◆ **SET TASK**
Count the lines below that contain the word "with" and give only the number.

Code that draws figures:
__________
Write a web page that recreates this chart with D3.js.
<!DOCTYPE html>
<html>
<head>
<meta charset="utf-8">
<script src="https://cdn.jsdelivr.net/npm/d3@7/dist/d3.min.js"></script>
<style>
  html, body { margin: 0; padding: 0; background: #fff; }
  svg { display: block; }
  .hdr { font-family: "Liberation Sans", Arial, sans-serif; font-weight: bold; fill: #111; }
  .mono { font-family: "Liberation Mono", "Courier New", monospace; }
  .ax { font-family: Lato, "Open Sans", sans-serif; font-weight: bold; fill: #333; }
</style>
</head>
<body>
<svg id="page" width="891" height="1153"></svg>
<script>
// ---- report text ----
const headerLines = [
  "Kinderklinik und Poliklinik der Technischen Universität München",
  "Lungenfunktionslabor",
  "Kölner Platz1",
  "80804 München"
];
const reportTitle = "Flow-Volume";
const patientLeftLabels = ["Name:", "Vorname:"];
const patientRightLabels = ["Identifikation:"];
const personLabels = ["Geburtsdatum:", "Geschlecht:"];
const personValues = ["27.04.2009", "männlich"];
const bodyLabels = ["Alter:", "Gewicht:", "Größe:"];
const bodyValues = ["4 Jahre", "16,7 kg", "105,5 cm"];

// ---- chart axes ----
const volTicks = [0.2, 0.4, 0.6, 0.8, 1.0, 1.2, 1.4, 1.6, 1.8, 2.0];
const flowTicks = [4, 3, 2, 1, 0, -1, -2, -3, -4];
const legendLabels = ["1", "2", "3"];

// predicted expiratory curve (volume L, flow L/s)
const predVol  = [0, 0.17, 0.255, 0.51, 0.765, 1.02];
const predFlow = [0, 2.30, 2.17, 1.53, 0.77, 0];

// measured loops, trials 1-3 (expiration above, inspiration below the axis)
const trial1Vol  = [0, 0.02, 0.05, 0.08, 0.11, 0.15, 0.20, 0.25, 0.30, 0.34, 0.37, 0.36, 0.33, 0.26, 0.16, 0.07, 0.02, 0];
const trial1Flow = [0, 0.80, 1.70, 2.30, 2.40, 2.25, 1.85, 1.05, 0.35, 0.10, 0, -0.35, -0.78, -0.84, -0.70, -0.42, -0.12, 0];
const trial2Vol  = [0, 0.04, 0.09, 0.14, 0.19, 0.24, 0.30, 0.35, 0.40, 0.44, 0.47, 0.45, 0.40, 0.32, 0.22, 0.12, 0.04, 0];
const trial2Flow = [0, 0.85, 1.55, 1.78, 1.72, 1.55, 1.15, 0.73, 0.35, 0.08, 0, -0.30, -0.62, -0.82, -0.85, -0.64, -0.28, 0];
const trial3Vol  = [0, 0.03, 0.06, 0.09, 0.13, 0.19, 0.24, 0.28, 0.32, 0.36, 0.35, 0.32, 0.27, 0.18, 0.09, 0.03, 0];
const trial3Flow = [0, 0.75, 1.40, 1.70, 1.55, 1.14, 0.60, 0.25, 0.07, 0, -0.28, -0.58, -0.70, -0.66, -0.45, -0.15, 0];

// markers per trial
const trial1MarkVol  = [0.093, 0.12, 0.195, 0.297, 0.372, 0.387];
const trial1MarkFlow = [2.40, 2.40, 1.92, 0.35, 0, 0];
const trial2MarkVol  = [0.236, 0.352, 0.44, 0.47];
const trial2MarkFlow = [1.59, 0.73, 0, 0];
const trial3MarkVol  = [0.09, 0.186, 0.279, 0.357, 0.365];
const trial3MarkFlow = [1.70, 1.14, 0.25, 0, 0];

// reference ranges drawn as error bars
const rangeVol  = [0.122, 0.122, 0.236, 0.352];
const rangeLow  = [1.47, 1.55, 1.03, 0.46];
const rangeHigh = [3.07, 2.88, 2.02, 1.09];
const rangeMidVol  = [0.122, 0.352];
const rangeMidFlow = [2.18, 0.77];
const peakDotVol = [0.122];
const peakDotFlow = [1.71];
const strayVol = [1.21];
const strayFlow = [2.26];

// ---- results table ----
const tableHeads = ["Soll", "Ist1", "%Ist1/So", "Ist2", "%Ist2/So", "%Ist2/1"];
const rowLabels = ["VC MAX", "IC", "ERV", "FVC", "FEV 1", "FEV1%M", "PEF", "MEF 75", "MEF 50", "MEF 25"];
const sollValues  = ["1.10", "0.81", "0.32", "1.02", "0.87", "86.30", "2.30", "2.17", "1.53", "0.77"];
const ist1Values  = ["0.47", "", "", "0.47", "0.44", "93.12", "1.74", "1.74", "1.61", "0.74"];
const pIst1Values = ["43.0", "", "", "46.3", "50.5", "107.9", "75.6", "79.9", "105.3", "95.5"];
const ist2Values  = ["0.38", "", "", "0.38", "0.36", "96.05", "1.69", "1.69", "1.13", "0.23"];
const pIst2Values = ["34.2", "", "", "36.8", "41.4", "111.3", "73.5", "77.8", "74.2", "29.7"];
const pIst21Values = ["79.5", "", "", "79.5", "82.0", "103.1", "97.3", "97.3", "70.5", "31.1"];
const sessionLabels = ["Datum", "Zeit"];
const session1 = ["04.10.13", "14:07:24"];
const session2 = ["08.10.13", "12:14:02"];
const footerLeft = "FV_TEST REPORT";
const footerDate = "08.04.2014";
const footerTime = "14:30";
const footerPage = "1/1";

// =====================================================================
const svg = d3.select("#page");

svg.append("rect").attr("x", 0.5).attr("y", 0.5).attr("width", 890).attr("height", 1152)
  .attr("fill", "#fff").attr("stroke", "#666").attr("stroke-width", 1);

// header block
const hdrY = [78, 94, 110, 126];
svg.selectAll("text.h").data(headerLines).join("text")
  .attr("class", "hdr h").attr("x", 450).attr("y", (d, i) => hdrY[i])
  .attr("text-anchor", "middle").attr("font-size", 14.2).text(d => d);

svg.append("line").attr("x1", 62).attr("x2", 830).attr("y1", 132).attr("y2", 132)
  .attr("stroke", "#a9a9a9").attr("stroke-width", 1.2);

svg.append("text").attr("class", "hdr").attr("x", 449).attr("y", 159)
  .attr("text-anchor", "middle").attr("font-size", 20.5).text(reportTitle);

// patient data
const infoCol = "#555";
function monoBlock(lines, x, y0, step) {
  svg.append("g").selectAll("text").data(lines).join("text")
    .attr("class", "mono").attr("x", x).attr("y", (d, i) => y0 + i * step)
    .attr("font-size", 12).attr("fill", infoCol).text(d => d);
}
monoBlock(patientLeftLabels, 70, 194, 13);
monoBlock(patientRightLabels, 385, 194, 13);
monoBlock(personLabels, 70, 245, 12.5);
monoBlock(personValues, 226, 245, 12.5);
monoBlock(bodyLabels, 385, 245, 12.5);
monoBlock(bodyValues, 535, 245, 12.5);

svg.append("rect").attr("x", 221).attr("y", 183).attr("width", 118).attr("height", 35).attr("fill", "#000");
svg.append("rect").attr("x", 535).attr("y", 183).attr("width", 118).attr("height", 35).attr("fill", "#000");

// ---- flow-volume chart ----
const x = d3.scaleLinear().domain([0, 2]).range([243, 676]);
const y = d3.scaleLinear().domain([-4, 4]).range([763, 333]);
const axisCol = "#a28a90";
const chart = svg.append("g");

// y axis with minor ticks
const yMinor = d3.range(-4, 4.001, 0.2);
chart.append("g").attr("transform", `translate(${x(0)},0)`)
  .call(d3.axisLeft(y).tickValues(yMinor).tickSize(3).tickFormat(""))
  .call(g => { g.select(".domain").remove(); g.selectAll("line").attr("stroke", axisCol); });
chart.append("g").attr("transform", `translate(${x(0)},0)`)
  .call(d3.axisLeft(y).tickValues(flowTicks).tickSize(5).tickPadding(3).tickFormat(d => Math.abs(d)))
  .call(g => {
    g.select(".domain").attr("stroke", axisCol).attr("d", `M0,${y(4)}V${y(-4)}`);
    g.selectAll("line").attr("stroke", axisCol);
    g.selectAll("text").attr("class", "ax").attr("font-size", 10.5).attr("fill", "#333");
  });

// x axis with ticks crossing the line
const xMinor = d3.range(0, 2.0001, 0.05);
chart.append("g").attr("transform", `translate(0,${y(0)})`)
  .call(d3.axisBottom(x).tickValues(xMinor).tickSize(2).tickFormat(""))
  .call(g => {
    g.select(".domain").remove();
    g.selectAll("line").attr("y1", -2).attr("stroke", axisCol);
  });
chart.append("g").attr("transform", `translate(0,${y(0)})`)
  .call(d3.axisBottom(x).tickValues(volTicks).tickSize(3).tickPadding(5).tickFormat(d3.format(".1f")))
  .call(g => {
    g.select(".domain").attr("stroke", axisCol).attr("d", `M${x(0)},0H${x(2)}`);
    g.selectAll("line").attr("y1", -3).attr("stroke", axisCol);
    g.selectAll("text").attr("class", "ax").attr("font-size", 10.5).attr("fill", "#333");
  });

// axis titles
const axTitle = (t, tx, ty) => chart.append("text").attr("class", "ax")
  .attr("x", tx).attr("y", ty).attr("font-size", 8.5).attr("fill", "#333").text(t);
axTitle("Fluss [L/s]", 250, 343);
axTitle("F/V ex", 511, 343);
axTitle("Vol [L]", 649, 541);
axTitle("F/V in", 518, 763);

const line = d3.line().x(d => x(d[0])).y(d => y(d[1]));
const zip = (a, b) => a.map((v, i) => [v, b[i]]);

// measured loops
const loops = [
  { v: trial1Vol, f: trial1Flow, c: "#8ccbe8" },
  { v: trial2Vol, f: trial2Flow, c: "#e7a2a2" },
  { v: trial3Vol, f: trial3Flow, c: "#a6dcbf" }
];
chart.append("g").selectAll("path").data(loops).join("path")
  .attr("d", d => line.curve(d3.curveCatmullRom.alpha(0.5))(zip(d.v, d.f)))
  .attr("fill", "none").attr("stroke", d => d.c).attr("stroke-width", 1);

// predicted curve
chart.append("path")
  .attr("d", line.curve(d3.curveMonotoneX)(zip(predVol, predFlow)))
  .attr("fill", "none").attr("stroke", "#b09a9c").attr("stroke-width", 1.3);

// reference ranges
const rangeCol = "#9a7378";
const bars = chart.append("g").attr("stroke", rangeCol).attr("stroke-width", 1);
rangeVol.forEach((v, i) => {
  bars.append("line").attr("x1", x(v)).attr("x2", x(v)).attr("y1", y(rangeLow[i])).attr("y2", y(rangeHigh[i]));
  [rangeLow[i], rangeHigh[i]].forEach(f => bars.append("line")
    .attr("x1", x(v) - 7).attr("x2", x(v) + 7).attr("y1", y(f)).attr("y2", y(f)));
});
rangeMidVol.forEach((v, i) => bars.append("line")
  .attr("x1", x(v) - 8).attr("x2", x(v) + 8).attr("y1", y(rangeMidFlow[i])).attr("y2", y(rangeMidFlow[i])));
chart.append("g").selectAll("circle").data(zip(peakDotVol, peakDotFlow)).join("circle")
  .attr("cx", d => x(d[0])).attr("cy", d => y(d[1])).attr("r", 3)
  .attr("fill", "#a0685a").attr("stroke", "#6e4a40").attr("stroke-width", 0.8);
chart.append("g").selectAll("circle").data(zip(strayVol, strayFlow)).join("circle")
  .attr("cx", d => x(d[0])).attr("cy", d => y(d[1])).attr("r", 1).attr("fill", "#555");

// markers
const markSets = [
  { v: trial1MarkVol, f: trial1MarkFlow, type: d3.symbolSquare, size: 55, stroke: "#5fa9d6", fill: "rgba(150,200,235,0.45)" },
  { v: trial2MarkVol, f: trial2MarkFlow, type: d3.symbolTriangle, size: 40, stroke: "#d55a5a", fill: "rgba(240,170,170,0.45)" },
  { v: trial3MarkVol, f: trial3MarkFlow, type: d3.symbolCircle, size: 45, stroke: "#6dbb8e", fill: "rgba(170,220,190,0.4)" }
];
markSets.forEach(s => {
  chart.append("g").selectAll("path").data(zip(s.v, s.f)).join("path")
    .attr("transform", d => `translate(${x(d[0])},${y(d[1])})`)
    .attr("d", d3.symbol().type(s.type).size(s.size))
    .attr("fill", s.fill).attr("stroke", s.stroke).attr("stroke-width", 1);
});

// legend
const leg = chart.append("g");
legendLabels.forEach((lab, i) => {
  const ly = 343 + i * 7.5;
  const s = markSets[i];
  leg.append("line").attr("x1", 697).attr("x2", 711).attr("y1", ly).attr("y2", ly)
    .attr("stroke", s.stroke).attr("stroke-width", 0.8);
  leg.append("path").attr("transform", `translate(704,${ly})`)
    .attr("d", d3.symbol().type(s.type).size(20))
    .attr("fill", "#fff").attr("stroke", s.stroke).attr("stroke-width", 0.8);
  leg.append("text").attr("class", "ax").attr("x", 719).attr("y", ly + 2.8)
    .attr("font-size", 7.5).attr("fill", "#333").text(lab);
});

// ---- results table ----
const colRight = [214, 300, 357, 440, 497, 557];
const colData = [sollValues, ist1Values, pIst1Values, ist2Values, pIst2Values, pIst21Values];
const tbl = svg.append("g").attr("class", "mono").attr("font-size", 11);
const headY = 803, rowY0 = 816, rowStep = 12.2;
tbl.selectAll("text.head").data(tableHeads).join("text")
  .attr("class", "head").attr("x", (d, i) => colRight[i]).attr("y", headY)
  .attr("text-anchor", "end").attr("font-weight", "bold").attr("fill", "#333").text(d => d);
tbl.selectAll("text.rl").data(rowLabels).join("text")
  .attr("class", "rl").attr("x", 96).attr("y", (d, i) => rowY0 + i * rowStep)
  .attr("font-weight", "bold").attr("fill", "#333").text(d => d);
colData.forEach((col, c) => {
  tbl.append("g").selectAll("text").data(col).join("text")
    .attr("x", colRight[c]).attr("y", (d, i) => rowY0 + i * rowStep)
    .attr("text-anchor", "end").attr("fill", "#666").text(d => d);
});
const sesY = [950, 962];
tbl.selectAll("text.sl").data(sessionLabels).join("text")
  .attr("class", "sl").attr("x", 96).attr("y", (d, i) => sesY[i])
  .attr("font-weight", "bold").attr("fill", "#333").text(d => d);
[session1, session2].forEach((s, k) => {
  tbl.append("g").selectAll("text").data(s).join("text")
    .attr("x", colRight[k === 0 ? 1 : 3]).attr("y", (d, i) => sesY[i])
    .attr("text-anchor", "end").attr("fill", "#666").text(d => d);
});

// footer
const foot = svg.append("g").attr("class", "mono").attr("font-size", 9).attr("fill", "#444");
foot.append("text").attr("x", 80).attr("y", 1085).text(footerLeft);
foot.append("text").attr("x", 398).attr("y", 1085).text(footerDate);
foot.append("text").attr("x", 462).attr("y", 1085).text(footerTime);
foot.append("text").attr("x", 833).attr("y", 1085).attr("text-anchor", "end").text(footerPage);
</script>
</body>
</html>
__________
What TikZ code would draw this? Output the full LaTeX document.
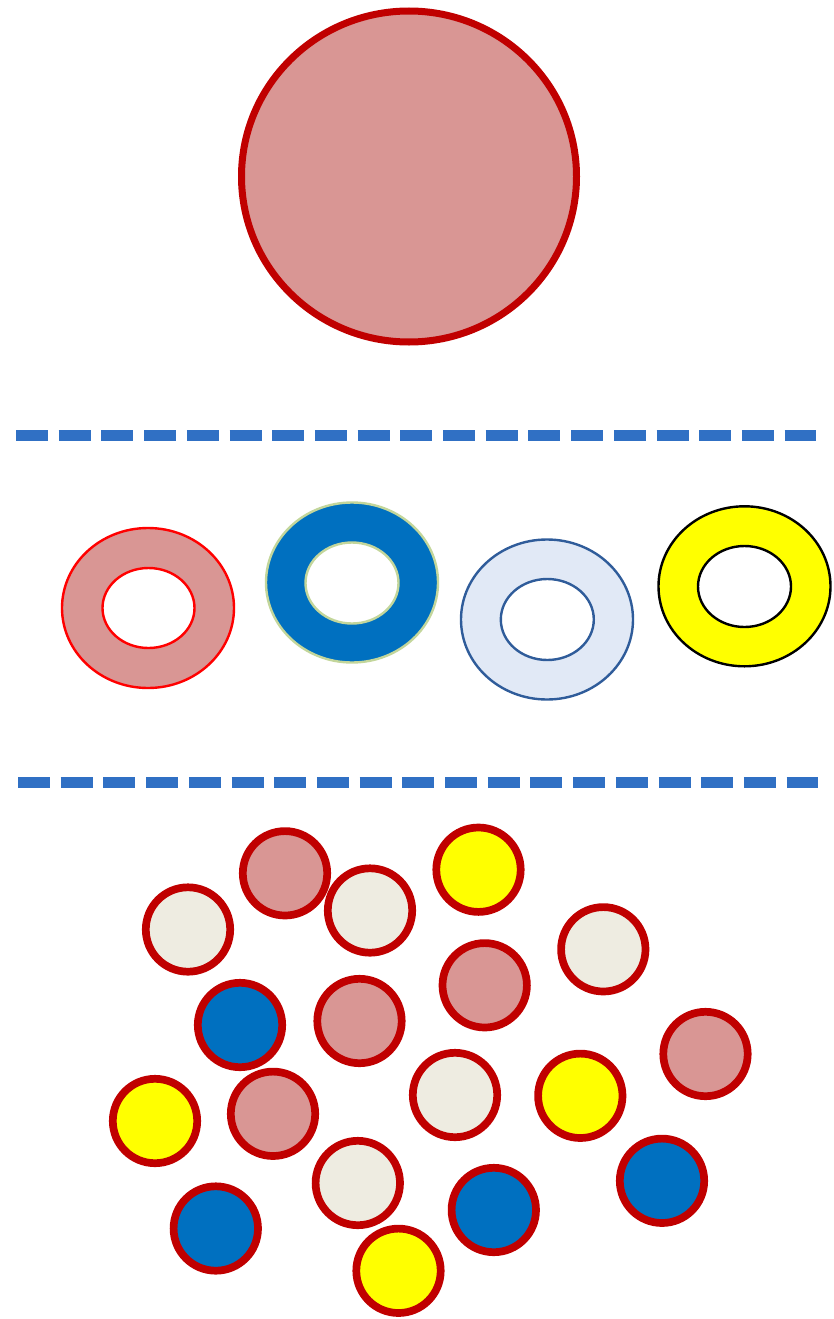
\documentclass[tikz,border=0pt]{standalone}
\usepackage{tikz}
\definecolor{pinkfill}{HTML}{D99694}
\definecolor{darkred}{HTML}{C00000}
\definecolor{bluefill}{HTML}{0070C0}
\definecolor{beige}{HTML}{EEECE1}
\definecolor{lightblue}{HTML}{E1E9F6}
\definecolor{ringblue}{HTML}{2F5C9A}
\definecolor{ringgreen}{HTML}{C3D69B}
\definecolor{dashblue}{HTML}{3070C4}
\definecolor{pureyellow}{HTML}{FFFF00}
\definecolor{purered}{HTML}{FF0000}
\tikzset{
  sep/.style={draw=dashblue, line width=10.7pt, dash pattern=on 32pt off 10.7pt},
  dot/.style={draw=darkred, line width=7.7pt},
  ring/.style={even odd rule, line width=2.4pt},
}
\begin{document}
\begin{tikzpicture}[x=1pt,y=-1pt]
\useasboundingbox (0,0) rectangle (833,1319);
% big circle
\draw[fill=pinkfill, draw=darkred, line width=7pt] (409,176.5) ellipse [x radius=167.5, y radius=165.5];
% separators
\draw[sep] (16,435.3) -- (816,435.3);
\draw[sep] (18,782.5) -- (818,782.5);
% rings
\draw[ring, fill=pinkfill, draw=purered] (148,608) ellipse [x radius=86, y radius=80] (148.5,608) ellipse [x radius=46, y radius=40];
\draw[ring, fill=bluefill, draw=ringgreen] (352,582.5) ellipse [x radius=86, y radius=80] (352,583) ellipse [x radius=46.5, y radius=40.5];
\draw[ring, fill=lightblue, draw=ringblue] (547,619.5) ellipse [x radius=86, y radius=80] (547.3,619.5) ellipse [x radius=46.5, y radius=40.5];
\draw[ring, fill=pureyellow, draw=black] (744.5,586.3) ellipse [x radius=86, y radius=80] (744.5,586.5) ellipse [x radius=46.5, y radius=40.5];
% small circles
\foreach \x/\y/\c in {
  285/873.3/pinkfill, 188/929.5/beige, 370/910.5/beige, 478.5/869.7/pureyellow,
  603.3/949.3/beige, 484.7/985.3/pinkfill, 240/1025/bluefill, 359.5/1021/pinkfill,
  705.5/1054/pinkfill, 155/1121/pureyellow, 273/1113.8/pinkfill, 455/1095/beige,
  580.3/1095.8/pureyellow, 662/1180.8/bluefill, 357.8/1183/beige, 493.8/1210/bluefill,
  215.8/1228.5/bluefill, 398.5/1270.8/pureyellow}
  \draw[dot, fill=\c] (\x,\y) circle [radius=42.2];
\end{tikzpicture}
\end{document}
__________
◆ **CORRECT OUTPUT**
3